Dès lors, pour ne prendre que cet exemple, la solution passe par la possibilité d'étudier de façon approfondie la fécondation humaine, in vitro, en ayant recours à des gamètes fournis dans ce but, dans un cadre réglementaire nouveau, de manière à comprendre, puis à éviter la survenue de ces anomalies.
Autoriser aujourd'hui la recherche dans ce domaine, c'est éviter demain de ne pas pouvoir faire naître des êtres désirés et de laisser souffrir des êtres aimés.
Au final, que peut-on inférer de ces considérations et de ces idées ?
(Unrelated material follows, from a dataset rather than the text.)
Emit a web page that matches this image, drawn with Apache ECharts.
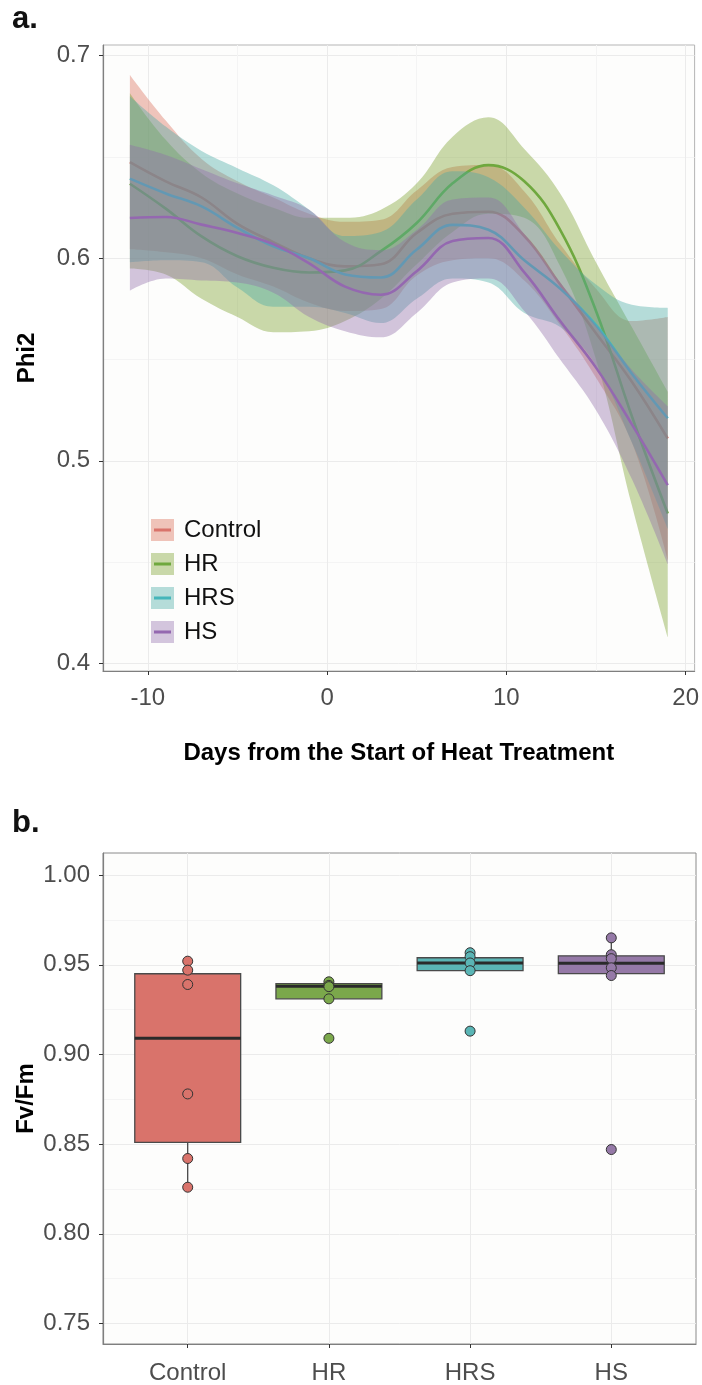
<!DOCTYPE html>
<html>
<head>
<meta charset="utf-8">
<script src="https://cdn.jsdelivr.net/npm/echarts@6/dist/echarts.min.js"></script>
<style>
  html, body { margin: 0; padding: 0; background: #fff; }
  #chart { width: 702px; height: 1385px; }
</style>
</head>
<body>
<div id="chart"></div>
<script>
  // ---- panel a: loess fits (mean + 95% band) ----
  const days = [-11, -9, -7, -5, -3, -1, 1, 3, 5, 7, 9, 11, 13, 15, 17, 19];

  const controlMean = [0.6475, 0.638, 0.630, 0.617, 0.608, 0.600, 0.596, 0.597, 0.6125, 0.622, 0.623, 0.611, 0.587, 0.563, 0.539, 0.511];
  const controlLo   = [0.6045, 0.603, 0.600, 0.592, 0.586, 0.578, 0.574, 0.575, 0.5915, 0.599, 0.600, 0.589, 0.567, 0.541, 0.509, 0.451];
  const controlHi   = [0.6905, 0.668, 0.649, 0.638, 0.630, 0.622, 0.618, 0.619, 0.6335, 0.645, 0.646, 0.633, 0.607, 0.585, 0.569, 0.571];

  const hrMean = [0.6368, 0.6245, 0.6108, 0.601, 0.5953, 0.593, 0.594, 0.6035, 0.6174, 0.637, 0.646, 0.638, 0.614, 0.574, 0.522, 0.474];
  const hrLo   = [0.595, 0.592, 0.580, 0.571, 0.5635, 0.564, 0.569, 0.580, 0.597, 0.613, 0.622, 0.620, 0.596, 0.550, 0.478, 0.413];
  const hrHi   = [0.6815, 0.6585, 0.642, 0.632, 0.625, 0.620, 0.620, 0.624, 0.637, 0.660, 0.6696, 0.654, 0.632, 0.598, 0.566, 0.534];

  const hrsMean = [0.6393, 0.632, 0.6256, 0.615, 0.6059, 0.600, 0.592, 0.5905, 0.6043, 0.6165, 0.6141, 0.599, 0.585, 0.567, 0.543, 0.521];
  const hrsLo   = [0.598, 0.599, 0.598, 0.5855, 0.576, 0.576, 0.573, 0.568, 0.580, 0.590, 0.588, 0.573, 0.566, 0.547, 0.509, 0.4665];
  const hrsHi   = [0.680, 0.665, 0.653, 0.6445, 0.636, 0.624, 0.611, 0.613, 0.629, 0.643, 0.640, 0.625, 0.604, 0.587, 0.577, 0.5755];

  const hsMean = [0.6199, 0.6204, 0.6166, 0.6125, 0.607, 0.5975, 0.586, 0.582, 0.5936, 0.6085, 0.610, 0.593, 0.569, 0.546, 0.518, 0.488];
  const hsLo   = [0.584, 0.590, 0.589, 0.588, 0.583, 0.571, 0.564, 0.561, 0.573, 0.588, 0.590, 0.574, 0.550, 0.525, 0.491, 0.449];
  const hsHi   = [0.656, 0.651, 0.644, 0.637, 0.631, 0.624, 0.608, 0.604, 0.614, 0.629, 0.630, 0.612, 0.588, 0.567, 0.545, 0.527];

  const dayTicks = [-10, 0, 10, 20];
  const dayMinor = [-5, 5, 15];
  const phiTicks = [0.4, 0.5, 0.6, 0.7];
  const phiMinor = [0.45, 0.55, 0.65];

  // ---- panel b: Fv/Fm boxplots ----
  const groups = ['Control', 'HR', 'HRS', 'HS'];
  // lower whisker, Q1, median, Q3, upper whisker
  const boxStats = [
    [0.826, 0.851, 0.909, 0.945, 0.952],
    [0.931, 0.931, 0.938, 0.9395, 0.9405],
    [0.9467, 0.9467, 0.951, 0.9539, 0.9567],
    [0.944, 0.9451, 0.9509, 0.955, 0.965]
  ];
  const controlPts = [0.952, 0.947, 0.939, 0.878, 0.842, 0.826];
  const hrPts = [0.9405, 0.9385, 0.9378, 0.931, 0.909];
  const hrsPts = [0.9567, 0.9545, 0.951, 0.9467, 0.913];
  const hsPts = [0.965, 0.9556, 0.9534, 0.9483, 0.944, 0.847];
  const fvTicks = [0.75, 0.80, 0.85, 0.90, 0.95, 1.00];
  const fvMinor = [0.775, 0.825, 0.875, 0.925, 0.975];

  const bandColors = ['#D96E5A', '#7A9F2E', '#48AAA6', '#916EAA'];
  const lineColors = ['#D9736B', '#6FA83E', '#45B5BA', '#9468B0'];
  const keyFills = ['#efc3b9', '#c9d8a9', '#b5dcd9', '#d3c5dd'];
  const boxColors = ['#D9736B', '#7BA84B', '#5AB5B5', '#9579A7'];

  const FONT = '"Liberation Sans", Arial, sans-serif';

  let chart = echarts.init(document.getElementById('chart'), null, {renderer: 'canvas'});

  // 画带状置信区间 + 拟合线
  // band data is [value, day] so that the stack runs on the y dimension
  // z keeps ggplot's layering: each group's ribbon covers the earlier groups' lines
  function smoothSeries(name, idx, mean, lo, hi) {
    return [
      {
        name: name + ' lo', type: 'line', stack: name, smooth: 0.4, symbol: 'none', silent: true,
        z: 2 + idx * 2,
        data: days.map((d, i) => [lo[i], d]),
        encode: {x: 1, y: 0},
        lineStyle: {opacity: 0}
      },
      {
        name: name, type: 'line', stack: name, smooth: 0.4, symbol: 'none', silent: true,
        z: 2 + idx * 2,
        data: days.map((d, i) => [+(hi[i] - lo[i]).toFixed(4), d]),
        encode: {x: 1, y: 0},
        lineStyle: {opacity: 0},
        areaStyle: {color: bandColors[idx], opacity: 0.4}
      },
      {
        name: name, type: 'line', smooth: 0.4, symbol: 'none', silent: true,
        z: 3 + idx * 2,
        data: days.map((d, i) => [d, mean[i]]),
        lineStyle: {color: lineColors[idx], width: 2.6}
      }
    ];
  }

  function keyIcon(i) {
    let svg = "<svg xmlns='http://www.w3.org/2000/svg' width='23' height='22'>" +
      "<rect width='23' height='22' fill='" + keyFills[i] + "'/>" +
      "<rect x='3' y='9.5' width='17' height='3' fill='" + lineColors[i] + "'/></svg>";
    return 'image://data:image/svg+xml;charset=utf-8,' + encodeURIComponent(svg);
  }

  const allPts = [controlPts, hrPts, hrsPts, hsPts];
  const scatterData = [];
  allPts.forEach((pts, g) => {
    pts.forEach(v => scatterData.push({value: [g, v], itemStyle: {color: boxColors[g]}}));
  });

  const tickLabel = {fontSize: 24, color: '#4d4d4d', fontFamily: FONT};
  const axisTitle = {fontSize: 24, fontWeight: 'bold', color: '#000', fontFamily: FONT};

  chart.setOption({
    backgroundColor: '#fff',
    animation: false,
    graphic: [
      {type: 'text', left: 12, top: 4, style: {text: 'a.', font: 'bold 31px ' + FONT, fill: '#111'}},
      {type: 'text', left: 12, top: 808, style: {text: 'b.', font: 'bold 31px ' + FONT, fill: '#111'}}
    ],
    legend: {
      orient: 'vertical', left: 151, top: 518, padding: 0,
      itemWidth: 23, itemHeight: 22, itemGap: 10,
      selectedMode: false,
      textStyle: {fontSize: 24, color: '#111', fontFamily: FONT, padding: [0, 0, 0, 5]},
      data: groups.map((g, i) => ({name: g, icon: keyIcon(i)}))
    },
    grid: [
      {left: 103, top: 45, width: 593, height: 626, show: true, backgroundColor: '#fdfdfc', borderColor: '#b5b5b5', borderWidth: 1},
      {left: 103, top: 853, width: 593, height: 491, show: true, backgroundColor: '#fdfdfc', borderColor: '#8a8a8a', borderWidth: 1}
    ],
    xAxis: [
      {
        gridIndex: 0, type: 'value', min: -12.5, max: 20.5,
        name: 'Days from the Start of Heat Treatment', nameLocation: 'middle', nameGap: 70, nameTextStyle: axisTitle,
        axisLine: {show: true, onZero: false, lineStyle: {color: '#7f7f7f', width: 1.2}},
        axisTick: {customValues: dayTicks, length: 4, lineStyle: {color: '#333'}},
        axisLabel: Object.assign({customValues: dayTicks, margin: 15}, tickLabel),
        splitLine: {show: true, lineStyle: {color: '#ebebeb', width: 1}}
      },
      {
        gridIndex: 0, type: 'value', min: -12.5, max: 20.5,
        axisLine: {show: false}, axisLabel: {show: false},
        axisTick: {show: false, customValues: dayMinor},
        splitLine: {show: true, lineStyle: {color: '#f4f4f4', width: 1}}
      },
      {
        gridIndex: 1, type: 'value', min: -0.6, max: 3.6,
        axisLine: {show: true, onZero: false, lineStyle: {color: '#7f7f7f', width: 1.2}},
        axisTick: {customValues: [0, 1, 2, 3], length: 4, lineStyle: {color: '#333'}},
        axisLabel: Object.assign({customValues: [0, 1, 2, 3], margin: 17, formatter: v => groups[Math.round(v)]}, tickLabel),
        splitLine: {show: true, lineStyle: {color: '#ebebeb', width: 1}}
      }
    ],
    yAxis: [
      {
        gridIndex: 0, type: 'value', min: 0.3962, max: 0.7053,
        name: 'Phi2', nameLocation: 'middle', nameGap: 64, nameMoveOverlap: false, nameTextStyle: axisTitle,
        axisLine: {show: true, onZero: false, lineStyle: {color: '#7f7f7f', width: 1.2}},
        axisTick: {customValues: phiTicks, length: 4, lineStyle: {color: '#333'}},
        axisLabel: Object.assign({customValues: phiTicks, margin: 13, formatter: v => v.toFixed(1)}, tickLabel),
        splitLine: {show: true, lineStyle: {color: '#ebebeb', width: 1}}
      },
      {
        gridIndex: 0, type: 'value', min: 0.3962, max: 0.7053,
        axisLine: {show: false, onZero: false}, axisLabel: {show: false},
        axisTick: {show: false, customValues: phiMinor},
        splitLine: {show: true, lineStyle: {color: '#f4f4f4', width: 1}}
      },
      {
        gridIndex: 1, type: 'value', min: 0.7386, max: 1.0123,
        name: 'Fv/Fm', nameLocation: 'middle', nameGap: 65, nameMoveOverlap: false, nameTextStyle: axisTitle,
        axisLine: {show: true, onZero: false, lineStyle: {color: '#7f7f7f', width: 1.2}},
        axisTick: {customValues: fvTicks, length: 4, lineStyle: {color: '#333'}},
        axisLabel: Object.assign({customValues: fvTicks, margin: 13, formatter: v => v.toFixed(2)}, tickLabel),
        splitLine: {show: true, lineStyle: {color: '#ebebeb', width: 1}}
      },
      {
        gridIndex: 1, type: 'value', min: 0.7386, max: 1.0123,
        axisLine: {show: false, onZero: false}, axisLabel: {show: false},
        axisTick: {show: false, customValues: fvMinor},
        splitLine: {show: true, lineStyle: {color: '#f4f4f4', width: 1}}
      }
    ],
    series: [].concat(
      smoothSeries('Control', 0, controlMean, controlLo, controlHi),
      smoothSeries('HR', 1, hrMean, hrLo, hrHi),
      smoothSeries('HRS', 2, hrsMean, hrsLo, hrsHi),
      smoothSeries('HS', 3, hsMean, hsLo, hsHi),
      [
        {
          name: 'box', type: 'custom', xAxisIndex: 2, yAxisIndex: 2, silent: true,
          data: boxStats.map((s, g) => [g].concat(s)),
          encode: {x: 0, y: [1, 2, 3, 4, 5]},
          renderItem: function (params, api) {
            let x = api.value(0);
            let lo = api.coord([x, api.value(1)]);
            let q1 = api.coord([x, api.value(2)]);
            let med = api.coord([x, api.value(3)]);
            let q3 = api.coord([x, api.value(4)]);
            let hi = api.coord([x, api.value(5)]);
            let w = api.size([1, 0])[0] * 0.75;
            return {
              type: 'group',
              children: [
                {type: 'line', shape: {x1: lo[0], y1: lo[1], x2: q1[0], y2: q1[1]}, style: {stroke: '#3a3a3a', lineWidth: 1.2}},
                {type: 'line', shape: {x1: q3[0], y1: q3[1], x2: hi[0], y2: hi[1]}, style: {stroke: '#3a3a3a', lineWidth: 1.2}},
                {type: 'rect', shape: {x: q3[0] - w / 2, y: q3[1], width: w, height: q1[1] - q3[1]},
                  style: {fill: boxColors[params.dataIndex], stroke: '#4a4a4a', lineWidth: 1.3}},
                {type: 'line', shape: {x1: med[0] - w / 2, y1: med[1], x2: med[0] + w / 2, y2: med[1]},
                  style: {stroke: '#2a2a2a', lineWidth: 3}}
              ]
            };
          }
        },
        {
          name: 'points', type: 'scatter', xAxisIndex: 2, yAxisIndex: 2, silent: true,
          symbol: 'circle', symbolSize: 10,
          itemStyle: {borderColor: '#333', borderWidth: 1, opacity: 1},
          data: scatterData
        }
      ]
    )
  });
</script>
</body>
</html>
À titre personnel, je considère que notre pays devrait avoir une approche pratique consistant à estimer un acte éthiquement bon ou mauvais en fonction, certes, de principes, mais aussi de ses conséquences humaines vécues. Le législateur a aujourd'hui plus qu'avant un rôle d'accompagnateur.
Comme j'ai pu le constater derrière la plupart des demandes d'évolution de notre législation, il y a une motivation forte, irréductible au droit et à la science qui est le sens même de la vie : l'amour. Puissent nos débats nous aider à le respecter ! (Applaudissements sur les bancs du groupe SRC.)